Collected material →
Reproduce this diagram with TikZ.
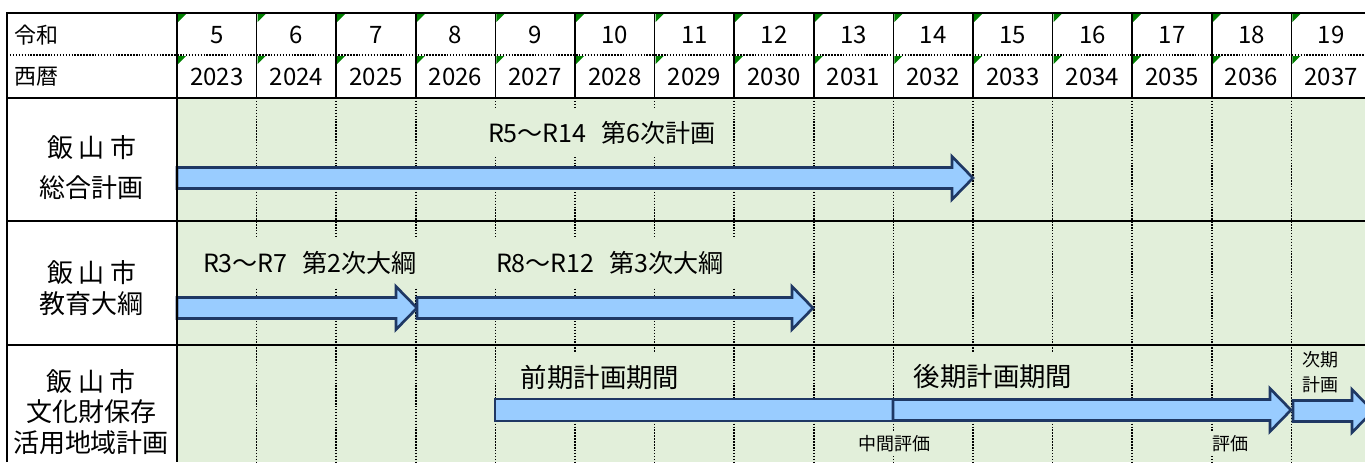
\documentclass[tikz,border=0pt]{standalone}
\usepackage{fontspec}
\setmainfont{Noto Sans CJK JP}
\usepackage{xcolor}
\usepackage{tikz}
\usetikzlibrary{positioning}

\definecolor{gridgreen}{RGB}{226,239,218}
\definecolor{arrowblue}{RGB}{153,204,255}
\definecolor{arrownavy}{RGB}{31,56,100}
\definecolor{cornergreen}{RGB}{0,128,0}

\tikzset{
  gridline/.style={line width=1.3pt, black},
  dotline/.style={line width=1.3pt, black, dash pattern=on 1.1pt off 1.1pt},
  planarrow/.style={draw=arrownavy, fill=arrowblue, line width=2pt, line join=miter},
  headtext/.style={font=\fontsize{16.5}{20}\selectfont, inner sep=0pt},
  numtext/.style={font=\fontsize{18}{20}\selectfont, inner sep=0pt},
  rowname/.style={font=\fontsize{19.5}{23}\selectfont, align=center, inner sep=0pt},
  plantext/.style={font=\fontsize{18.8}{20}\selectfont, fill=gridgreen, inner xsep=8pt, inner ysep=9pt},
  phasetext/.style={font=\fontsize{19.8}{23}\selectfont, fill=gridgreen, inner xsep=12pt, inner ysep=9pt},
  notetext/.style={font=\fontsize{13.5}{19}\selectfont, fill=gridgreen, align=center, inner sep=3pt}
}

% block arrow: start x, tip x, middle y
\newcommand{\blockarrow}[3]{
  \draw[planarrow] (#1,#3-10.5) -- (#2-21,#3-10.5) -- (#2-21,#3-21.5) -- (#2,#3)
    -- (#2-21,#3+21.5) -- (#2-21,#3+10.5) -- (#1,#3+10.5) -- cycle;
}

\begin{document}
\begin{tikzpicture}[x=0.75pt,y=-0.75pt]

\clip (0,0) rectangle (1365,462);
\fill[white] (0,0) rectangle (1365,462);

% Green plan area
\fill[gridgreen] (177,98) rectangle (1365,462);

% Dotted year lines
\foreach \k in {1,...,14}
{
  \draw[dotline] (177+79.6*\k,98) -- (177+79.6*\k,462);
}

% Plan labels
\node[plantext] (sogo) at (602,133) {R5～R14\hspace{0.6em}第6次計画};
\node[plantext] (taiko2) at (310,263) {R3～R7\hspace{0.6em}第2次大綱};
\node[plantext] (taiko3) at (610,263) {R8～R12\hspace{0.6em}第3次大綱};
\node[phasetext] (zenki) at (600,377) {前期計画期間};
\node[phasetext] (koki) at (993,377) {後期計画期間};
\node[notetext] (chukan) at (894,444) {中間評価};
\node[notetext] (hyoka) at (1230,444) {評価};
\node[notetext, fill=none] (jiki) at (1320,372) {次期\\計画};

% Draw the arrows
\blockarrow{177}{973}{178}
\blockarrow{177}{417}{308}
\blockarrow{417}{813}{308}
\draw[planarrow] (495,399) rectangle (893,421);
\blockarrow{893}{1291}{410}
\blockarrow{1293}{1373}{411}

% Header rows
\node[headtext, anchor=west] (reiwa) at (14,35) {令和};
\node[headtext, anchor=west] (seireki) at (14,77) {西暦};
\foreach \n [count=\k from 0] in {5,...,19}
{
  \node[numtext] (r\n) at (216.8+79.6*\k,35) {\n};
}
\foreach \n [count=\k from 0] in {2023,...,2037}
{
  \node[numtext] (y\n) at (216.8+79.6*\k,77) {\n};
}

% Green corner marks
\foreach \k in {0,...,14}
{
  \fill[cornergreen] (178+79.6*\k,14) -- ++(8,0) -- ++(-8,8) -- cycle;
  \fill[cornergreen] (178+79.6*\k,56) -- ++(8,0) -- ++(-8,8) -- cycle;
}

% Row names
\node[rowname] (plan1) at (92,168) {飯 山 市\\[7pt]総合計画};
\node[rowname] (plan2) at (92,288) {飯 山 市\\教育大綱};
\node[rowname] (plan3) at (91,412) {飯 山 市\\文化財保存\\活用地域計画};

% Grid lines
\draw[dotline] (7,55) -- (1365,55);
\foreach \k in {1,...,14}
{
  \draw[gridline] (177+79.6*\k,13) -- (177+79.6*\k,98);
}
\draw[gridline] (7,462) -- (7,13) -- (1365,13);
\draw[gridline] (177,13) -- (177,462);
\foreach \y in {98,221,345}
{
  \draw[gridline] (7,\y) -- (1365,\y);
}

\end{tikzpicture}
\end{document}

Short task →
Images in the data above are to be skipped. Retype all other material exactly.

Solution to this problem →
Reproduce this diagram with TikZ.
\documentclass[tikz,border=0pt]{standalone}
\usepackage{fontspec}
\setmainfont{Noto Sans CJK JP}
\usepackage{xcolor}
\usepackage{tikz}
\usetikzlibrary{positioning}

\definecolor{gridgreen}{RGB}{226,239,218}
\definecolor{arrowblue}{RGB}{153,204,255}
\definecolor{arrownavy}{RGB}{31,56,100}
\definecolor{cornergreen}{RGB}{0,128,0}

\tikzset{
  gridline/.style={line width=1.3pt, black},
  dotline/.style={line width=1.3pt, black, dash pattern=on 1.1pt off 1.1pt},
  planarrow/.style={draw=arrownavy, fill=arrowblue, line width=2pt, line join=miter},
  headtext/.style={font=\fontsize{16.5}{20}\selectfont, inner sep=0pt},
  numtext/.style={font=\fontsize{18}{20}\selectfont, inner sep=0pt},
  rowname/.style={font=\fontsize{19.5}{23}\selectfont, align=center, inner sep=0pt},
  plantext/.style={font=\fontsize{18.8}{20}\selectfont, fill=gridgreen, inner xsep=8pt, inner ysep=9pt},
  phasetext/.style={font=\fontsize{19.8}{23}\selectfont, fill=gridgreen, inner xsep=12pt, inner ysep=9pt},
  notetext/.style={font=\fontsize{13.5}{19}\selectfont, fill=gridgreen, align=center, inner sep=3pt}
}

% block arrow: start x, tip x, middle y
\newcommand{\blockarrow}[3]{
  \draw[planarrow] (#1,#3-10.5) -- (#2-21,#3-10.5) -- (#2-21,#3-21.5) -- (#2,#3)
    -- (#2-21,#3+21.5) -- (#2-21,#3+10.5) -- (#1,#3+10.5) -- cycle;
}

\begin{document}
\begin{tikzpicture}[x=0.75pt,y=-0.75pt]

\clip (0,0) rectangle (1365,462);
\fill[white] (0,0) rectangle (1365,462);

% Green plan area
\fill[gridgreen] (177,98) rectangle (1365,462);

% Dotted year lines
\foreach \k in {1,...,14}
{
  \draw[dotline] (177+79.6*\k,98) -- (177+79.6*\k,462);
}

% Plan labels
\node[plantext] (sogo) at (602,133) {R5～R14\hspace{0.6em}第6次計画};
\node[plantext] (taiko2) at (310,263) {R3～R7\hspace{0.6em}第2次大綱};
\node[plantext] (taiko3) at (610,263) {R8～R12\hspace{0.6em}第3次大綱};
\node[phasetext] (zenki) at (600,377) {前期計画期間};
\node[phasetext] (koki) at (993,377) {後期計画期間};
\node[notetext] (chukan) at (894,444) {中間評価};
\node[notetext] (hyoka) at (1230,444) {評価};
\node[notetext, fill=none] (jiki) at (1320,372) {次期\\計画};

% Draw the arrows
\blockarrow{177}{973}{178}
\blockarrow{177}{417}{308}
\blockarrow{417}{813}{308}
\draw[planarrow] (495,399) rectangle (893,421);
\blockarrow{893}{1291}{410}
\blockarrow{1293}{1373}{411}

% Header rows
\node[headtext, anchor=west] (reiwa) at (14,35) {令和};
\node[headtext, anchor=west] (seireki) at (14,77) {西暦};
\foreach \n [count=\k from 0] in {5,...,19}
{
  \node[numtext] (r\n) at (216.8+79.6*\k,35) {\n};
}
\foreach \n [count=\k from 0] in {2023,...,2037}
{
  \node[numtext] (y\n) at (216.8+79.6*\k,77) {\n};
}

% Green corner marks
\foreach \k in {0,...,14}
{
  \fill[cornergreen] (178+79.6*\k,14) -- ++(8,0) -- ++(-8,8) -- cycle;
  \fill[cornergreen] (178+79.6*\k,56) -- ++(8,0) -- ++(-8,8) -- cycle;
}

% Row names
\node[rowname] (plan1) at (92,168) {飯 山 市\\[7pt]総合計画};
\node[rowname] (plan2) at (92,288) {飯 山 市\\教育大綱};
\node[rowname] (plan3) at (91,412) {飯 山 市\\文化財保存\\活用地域計画};

% Grid lines
\draw[dotline] (7,55) -- (1365,55);
\foreach \k in {1,...,14}
{
  \draw[gridline] (177+79.6*\k,13) -- (177+79.6*\k,98);
}
\draw[gridline] (7,462) -- (7,13) -- (1365,13);
\draw[gridline] (177,13) -- (177,462);
\foreach \y in {98,221,345}
{
  \draw[gridline] (7,\y) -- (1365,\y);
}

\end{tikzpicture}
\end{document}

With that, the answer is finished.